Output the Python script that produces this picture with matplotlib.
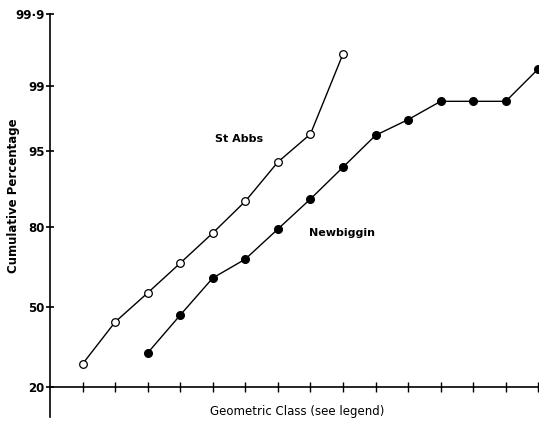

...

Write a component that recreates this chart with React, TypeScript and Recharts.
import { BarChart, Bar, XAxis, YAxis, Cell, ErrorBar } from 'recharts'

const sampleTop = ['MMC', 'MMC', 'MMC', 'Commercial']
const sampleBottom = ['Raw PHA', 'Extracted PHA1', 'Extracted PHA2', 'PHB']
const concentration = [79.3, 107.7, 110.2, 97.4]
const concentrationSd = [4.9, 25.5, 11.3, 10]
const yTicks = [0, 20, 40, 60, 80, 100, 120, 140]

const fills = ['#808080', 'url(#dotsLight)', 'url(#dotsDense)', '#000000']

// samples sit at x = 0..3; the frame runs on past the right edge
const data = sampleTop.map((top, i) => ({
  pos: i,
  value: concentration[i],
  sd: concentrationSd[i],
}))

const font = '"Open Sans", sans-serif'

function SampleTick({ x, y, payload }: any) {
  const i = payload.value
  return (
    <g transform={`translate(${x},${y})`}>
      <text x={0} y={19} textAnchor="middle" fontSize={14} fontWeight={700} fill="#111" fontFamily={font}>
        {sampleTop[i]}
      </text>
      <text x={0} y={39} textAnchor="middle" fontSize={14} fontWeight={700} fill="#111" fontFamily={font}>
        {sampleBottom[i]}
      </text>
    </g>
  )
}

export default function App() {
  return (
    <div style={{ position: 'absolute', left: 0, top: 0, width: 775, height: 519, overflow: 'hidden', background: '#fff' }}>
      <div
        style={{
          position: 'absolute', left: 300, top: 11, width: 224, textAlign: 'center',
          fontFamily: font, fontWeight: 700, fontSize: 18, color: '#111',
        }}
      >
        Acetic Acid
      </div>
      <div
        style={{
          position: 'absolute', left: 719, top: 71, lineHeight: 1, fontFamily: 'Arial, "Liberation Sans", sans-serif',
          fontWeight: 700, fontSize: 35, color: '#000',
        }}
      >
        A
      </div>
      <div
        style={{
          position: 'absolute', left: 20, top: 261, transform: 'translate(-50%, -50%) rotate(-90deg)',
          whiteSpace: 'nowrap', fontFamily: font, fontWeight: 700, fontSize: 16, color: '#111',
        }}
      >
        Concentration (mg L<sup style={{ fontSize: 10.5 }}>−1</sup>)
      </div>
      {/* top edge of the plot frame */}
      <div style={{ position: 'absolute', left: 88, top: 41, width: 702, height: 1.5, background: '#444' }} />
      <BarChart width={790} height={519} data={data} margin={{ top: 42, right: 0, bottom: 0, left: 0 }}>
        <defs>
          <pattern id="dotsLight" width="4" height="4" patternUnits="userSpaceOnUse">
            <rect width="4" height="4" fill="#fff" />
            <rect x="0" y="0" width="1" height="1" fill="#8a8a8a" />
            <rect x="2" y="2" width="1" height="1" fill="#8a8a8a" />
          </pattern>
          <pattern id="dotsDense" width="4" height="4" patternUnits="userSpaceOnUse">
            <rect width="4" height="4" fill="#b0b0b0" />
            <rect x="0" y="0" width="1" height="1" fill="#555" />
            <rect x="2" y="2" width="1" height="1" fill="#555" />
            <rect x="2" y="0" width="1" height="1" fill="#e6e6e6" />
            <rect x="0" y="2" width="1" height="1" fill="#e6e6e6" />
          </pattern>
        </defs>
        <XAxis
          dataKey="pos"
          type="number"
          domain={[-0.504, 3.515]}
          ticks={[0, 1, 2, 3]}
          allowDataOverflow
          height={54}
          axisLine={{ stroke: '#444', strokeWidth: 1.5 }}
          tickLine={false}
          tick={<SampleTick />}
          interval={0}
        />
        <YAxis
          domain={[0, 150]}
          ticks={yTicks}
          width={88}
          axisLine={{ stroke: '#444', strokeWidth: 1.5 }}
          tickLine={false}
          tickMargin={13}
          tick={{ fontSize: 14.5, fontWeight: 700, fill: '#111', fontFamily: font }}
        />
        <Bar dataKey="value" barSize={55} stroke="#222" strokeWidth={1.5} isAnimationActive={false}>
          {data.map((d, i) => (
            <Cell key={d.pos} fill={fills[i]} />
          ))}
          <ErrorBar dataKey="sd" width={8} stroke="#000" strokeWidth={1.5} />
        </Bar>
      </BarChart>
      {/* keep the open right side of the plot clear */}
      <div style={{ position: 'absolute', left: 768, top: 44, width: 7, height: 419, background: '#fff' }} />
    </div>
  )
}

--

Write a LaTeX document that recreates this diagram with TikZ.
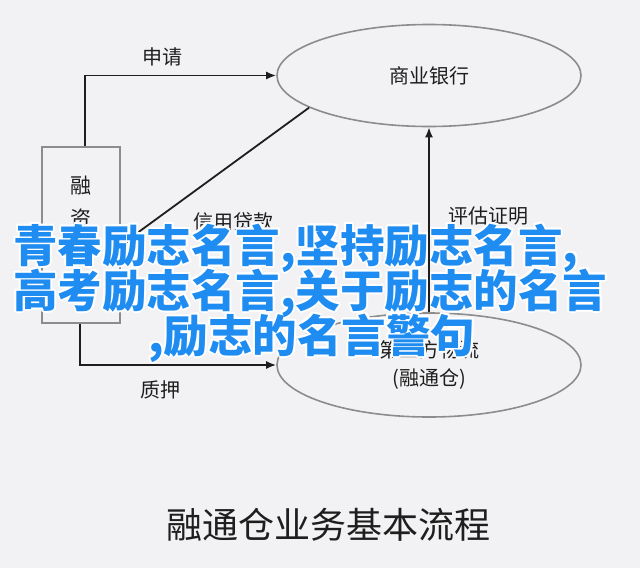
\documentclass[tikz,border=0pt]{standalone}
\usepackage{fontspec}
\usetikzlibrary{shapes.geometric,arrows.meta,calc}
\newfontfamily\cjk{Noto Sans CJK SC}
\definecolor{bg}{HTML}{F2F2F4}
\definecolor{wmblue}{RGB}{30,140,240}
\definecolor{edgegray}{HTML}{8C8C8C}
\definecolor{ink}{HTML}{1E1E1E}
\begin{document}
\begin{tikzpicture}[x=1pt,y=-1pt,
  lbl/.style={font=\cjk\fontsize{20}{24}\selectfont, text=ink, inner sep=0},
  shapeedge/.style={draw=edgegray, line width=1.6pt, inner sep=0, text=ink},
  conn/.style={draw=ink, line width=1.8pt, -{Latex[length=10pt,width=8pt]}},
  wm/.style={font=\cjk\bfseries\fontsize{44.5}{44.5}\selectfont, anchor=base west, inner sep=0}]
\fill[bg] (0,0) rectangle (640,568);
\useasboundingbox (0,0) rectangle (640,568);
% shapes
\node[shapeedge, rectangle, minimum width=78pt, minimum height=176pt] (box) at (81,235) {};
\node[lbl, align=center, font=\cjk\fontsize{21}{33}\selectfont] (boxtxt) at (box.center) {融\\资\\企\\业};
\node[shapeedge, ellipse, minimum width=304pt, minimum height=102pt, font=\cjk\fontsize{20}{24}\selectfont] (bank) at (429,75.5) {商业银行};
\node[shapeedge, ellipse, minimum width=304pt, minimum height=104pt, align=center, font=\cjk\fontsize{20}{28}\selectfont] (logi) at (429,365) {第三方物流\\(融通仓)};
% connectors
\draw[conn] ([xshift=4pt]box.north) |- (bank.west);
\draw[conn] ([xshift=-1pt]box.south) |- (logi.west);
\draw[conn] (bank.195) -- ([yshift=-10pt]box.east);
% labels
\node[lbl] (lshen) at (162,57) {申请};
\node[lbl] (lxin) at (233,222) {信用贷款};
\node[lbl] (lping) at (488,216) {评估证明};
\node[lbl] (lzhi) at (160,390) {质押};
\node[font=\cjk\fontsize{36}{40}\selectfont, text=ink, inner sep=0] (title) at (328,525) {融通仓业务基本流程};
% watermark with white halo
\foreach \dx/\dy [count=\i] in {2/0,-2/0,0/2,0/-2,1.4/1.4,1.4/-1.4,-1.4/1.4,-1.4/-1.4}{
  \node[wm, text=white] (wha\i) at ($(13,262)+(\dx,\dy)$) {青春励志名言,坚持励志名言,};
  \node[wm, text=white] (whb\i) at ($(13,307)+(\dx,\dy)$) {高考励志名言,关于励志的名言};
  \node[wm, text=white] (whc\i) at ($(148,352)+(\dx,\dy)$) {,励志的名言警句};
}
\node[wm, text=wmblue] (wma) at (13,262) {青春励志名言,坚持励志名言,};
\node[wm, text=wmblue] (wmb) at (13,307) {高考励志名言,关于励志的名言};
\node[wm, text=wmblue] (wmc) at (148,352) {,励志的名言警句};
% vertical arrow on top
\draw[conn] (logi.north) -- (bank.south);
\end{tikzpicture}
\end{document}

TASK INSTRUCTIONS >>
Count how many lines in the data above hold the string "this", and give the number with no other words.

SOLUTION >>
3